I think it's easy for people to forget or make light of how different everything is for me. I think it's hard for people close to me to understand why I seldom go out. They compare me to the "old Christina," that was super outgoing and always on the run . That Christina no longer exists. My accident has changed the way I see the world and my desires to interact within it. It's often the activities I used to love the most that now bother me the most. The average, some times mundane things can be stressful and not worth doing for me. Things like going to the mall, grocery shopping, doctor visits, hanging out with friends and going out to eat are common activities that most people take for granted, because they don't have all the extra concerns that I do. In some aspects, I know I can't expect people to understand things from my perspective, because they haven't lived it and often don't know enough about paralysis to consider it.

Every time I leave my apartment I have a long list of things to worry about. Not to mention the fact that I can not just pick up go, on a whim, like before. I can't just pop in my car and go. I need help getting ready. I need special equipment and a modified car (ideally) to help transport me. I always have stress and worry over my catheter and the possibility of incontinence. I also have to consider who can accompany me, or help me at my destination. I have to consider accessibility; whether or not there will there be stairs where I'm going. If so, I have to find an alternate entrance, ramp or elevator. There are places that I can no longer go, because of my limitations. Climbing to the top of the Statue of Liberty comes to mind and luckily I have no interest in doing that. However, even places that claim accessibility are often clueless and poorly suited for wheelchairs.

The average person over looks things like curbs, doors, and the dimensions of most things. I don't have the luxury of ignoring small obstacles, like curbs. Dining out also has the added stress of having to be fed (like a baby) in front of countless strangers and most tables at restaurants are either too high or too low to sit close to everyone else. I find shopping a headache, because most stores cram too much stuff into a space and it makes it near impossible to navigate a wheelchair, without knocking things over, crashing into people (who tend to be oblivious to presence wheelchairs) or access areas all together. Try wheeling around Claire's if you don't believe me, or 90% of women's clothing stores.

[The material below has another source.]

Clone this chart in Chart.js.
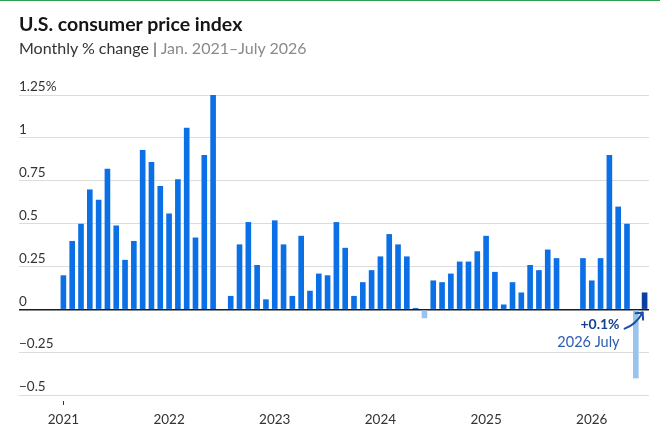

These days, I much rather shop online than go out. Seeing all the cute things I can't wear, like shorts, skirts, bikinis and high heeled shoes, just irks me and the fact that I can't try anything on takes out all the fun for me. Many of my friends in chairs make light of things and are less sensitive and have the mind set that people in chairs can do everything, just in a different way. While there is some truth to that way of thinking, there is also the reality that there are things that people that can not walk, just can't do. Personally, I put quality before quantity and recognize the fact that no matter what I "do" it will be a compromise. I refuse to put myself through discomfort unless I feel the outcome is worth it, or because I have no choice. Everyone deals with paralysis differently and their personality and life before paralysis plays a big role in their life with paralysis. I think it's important to recognize everyone as an individual and realize that every person's coping skills are different.